Investors ultimately bet on people. The Team slide must establish why you and your co-founders are uniquely qualified to execute this vision. Highlight relevant domain expertise, past entrepreneurial successes, and technical skills. Finally, Financial Projections offer a quantified vision of the future. Present a simplified three to five-year forecast focusing on key drivers: revenue, gross margin, and headcount. Be prepared to defend every assumption, from customer growth rates to burn rate.

Beyond the Slides: The Art of Delivery and Narrative

A perfect slide deck is useless without compelling delivery. Your presentation technique turns static slides into a dynamic story. Adopt the 10/20/30 Rule as a guiding principle: 10 slides, 20 minutes, 30-point font. This forces conciseness and ensures you have ample time for discussion. Practice your pitch until it feels like a natural conversation, not a recitation.

Focus on weaving a narrative arc. Connect the problem to a relatable anecdote, frame your solution as the hero, and use your traction as proof of rising action. Modulate your tone—show passion for the problem, confidence in the solution, and sober realism when discussing competition or risks. Anticipate questions and embed the answers within your narrative flow. For instance, when discussing market size, you might say, "While the TAM is 2B SAM for enterprise clients, where we have proven early traction."

Thinking Like an Investor: Psychology and Evaluation Criteria

Understanding what investors truly evaluate transforms your deck from a company description into a persuasion tool. Investors are not just evaluating an idea; they are assessing risk, scalability, and the team's ability to navigate uncertainty. Their core criteria often revolve around three questions: Is the market large and growing? Does the solution have a demonstrable competitive advantage (a "moat")? Is this the team to back?

Leverage this psychology. Use your market slide to de-risk the opportunity by showing a clear, growing trend. Use your solution and traction slides to build the case for a defensible position. Use your team slide to de-risk the execution. Frame your ask clearly: "We are raising $1.5M to hire three key engineers and launch our beta to 500 pre-registered clients, which will achieve profitability in 18 months." This shows you understand capital is a tool for hitting specific milestones that increase company value.

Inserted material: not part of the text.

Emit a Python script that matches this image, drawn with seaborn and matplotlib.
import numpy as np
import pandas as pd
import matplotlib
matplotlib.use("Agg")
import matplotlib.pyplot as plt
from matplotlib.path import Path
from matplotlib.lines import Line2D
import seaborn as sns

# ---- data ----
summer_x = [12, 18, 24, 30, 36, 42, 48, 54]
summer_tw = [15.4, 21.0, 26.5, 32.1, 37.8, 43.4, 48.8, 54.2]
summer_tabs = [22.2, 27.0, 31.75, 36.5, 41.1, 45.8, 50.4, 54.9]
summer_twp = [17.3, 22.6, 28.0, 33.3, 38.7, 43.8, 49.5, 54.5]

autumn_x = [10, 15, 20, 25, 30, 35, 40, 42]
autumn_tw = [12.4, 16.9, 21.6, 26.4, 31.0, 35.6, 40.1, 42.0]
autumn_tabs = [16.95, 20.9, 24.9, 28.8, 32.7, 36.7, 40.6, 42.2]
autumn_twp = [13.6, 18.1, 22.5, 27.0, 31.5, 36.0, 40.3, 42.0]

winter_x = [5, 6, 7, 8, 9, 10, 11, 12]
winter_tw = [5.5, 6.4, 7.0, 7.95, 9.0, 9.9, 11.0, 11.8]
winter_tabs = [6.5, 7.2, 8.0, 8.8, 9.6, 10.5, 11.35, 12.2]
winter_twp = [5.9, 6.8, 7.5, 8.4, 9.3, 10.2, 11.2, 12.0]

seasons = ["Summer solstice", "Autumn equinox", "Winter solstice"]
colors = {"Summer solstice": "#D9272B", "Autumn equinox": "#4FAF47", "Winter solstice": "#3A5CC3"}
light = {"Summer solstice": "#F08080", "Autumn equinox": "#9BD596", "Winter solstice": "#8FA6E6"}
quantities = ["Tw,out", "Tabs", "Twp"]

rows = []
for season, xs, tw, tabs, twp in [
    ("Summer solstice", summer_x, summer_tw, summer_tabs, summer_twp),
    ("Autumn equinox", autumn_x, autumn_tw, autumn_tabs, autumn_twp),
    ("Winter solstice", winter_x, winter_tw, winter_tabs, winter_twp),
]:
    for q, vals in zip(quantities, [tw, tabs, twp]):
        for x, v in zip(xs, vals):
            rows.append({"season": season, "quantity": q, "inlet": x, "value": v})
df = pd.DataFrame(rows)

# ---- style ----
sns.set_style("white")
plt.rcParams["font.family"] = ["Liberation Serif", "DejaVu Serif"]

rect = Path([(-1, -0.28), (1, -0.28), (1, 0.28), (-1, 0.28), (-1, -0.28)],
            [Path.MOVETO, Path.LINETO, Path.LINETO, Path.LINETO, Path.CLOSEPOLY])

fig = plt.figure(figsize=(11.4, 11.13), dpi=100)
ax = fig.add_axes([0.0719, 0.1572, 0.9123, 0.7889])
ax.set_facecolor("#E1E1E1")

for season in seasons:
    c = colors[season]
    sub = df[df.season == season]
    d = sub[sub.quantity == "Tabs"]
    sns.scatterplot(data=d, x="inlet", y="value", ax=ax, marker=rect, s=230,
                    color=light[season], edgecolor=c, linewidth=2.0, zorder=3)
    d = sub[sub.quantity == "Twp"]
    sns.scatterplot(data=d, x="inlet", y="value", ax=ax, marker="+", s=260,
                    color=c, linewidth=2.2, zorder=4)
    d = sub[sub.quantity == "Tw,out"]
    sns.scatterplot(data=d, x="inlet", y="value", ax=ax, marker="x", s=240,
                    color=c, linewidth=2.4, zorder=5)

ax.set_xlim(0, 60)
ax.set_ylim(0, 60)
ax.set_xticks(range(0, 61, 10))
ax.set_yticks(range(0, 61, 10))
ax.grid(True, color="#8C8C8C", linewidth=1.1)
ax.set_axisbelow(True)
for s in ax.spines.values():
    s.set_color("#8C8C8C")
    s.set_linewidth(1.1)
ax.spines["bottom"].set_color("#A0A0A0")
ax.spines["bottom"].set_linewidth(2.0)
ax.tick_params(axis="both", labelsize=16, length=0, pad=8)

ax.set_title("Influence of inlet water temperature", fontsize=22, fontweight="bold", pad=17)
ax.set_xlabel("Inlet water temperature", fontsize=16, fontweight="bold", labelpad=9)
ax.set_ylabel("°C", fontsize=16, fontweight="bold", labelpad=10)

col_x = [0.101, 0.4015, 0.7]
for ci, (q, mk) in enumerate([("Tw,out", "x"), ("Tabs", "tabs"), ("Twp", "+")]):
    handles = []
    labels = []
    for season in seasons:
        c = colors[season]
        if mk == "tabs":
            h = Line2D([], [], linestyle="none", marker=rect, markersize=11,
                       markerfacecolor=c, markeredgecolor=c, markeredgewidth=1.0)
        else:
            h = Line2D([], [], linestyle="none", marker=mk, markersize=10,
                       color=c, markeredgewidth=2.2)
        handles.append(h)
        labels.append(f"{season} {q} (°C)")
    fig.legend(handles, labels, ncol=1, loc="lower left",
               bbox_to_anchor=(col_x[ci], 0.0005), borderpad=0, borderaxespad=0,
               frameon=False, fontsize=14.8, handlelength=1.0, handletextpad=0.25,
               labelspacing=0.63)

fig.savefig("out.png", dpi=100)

Study successful examples from companies in your sector. Notice how they emphasize scalability, unit economics, and a logical use of funds. The best decks create FOMO (Fear of Missing Out) not through hype, but through a methodical presentation of an undeniable, evidence-backed opportunity.

Common Pitfalls

  1. The Data Dump: Overcrowding slides with text, complex charts, or endless bullet points. Correction: Adhere to the one-idea-per-slide rule. Use visuals, large fonts, and simple graphs. The detail is for you to speak to; the slide is an anchor for the audience's attention.
  2. Solution in Search of a Problem: Leading with your technology or product features before establishing a significant, validated problem. Correction: Always start with the customer pain. Investors fund solutions to big problems, not just interesting technology.
  3. Unrealistic or Undefended Financials: Projecting hockey-stick growth without explaining the assumptions on sales, marketing spend, and hiring required to get there. Correction: Build your model from the bottom up (e.g., number of salespeople x deals closed per month x average deal size). Be prepared to walk through every line item.
  4. Ignoring the Competition: Stating "we have no competition" is a major red flag. It suggests a lack of market understanding. Correction: Have a dedicated competition slide or quadrant. Acknowledge competitors but clearly articulate your differentiated advantage—whether it's technology, business model, speed, or cost.

Summary

  • A powerful pitch deck follows a strategic narrative flow: Problem, Solution, Market, Business Model, Traction, Team, and Financial Projections, tailored to tell your unique story.
  • Delivery is as critical as content. Practice a concise, conversational presentation that emphasizes key metrics and weaves a compelling narrative, leaving ample time for investor dialogue.
  • Successful fundraising requires understanding investor psychology. Structure your deck to systematically de-risk the opportunity, proving market size, competitive advantage, and team capability.
  • Avoid common mistakes like cluttered slides, weak problem definition, unrealistic financials, and dismissing competition. Your deck must be a clear, credible, and confident case for investment.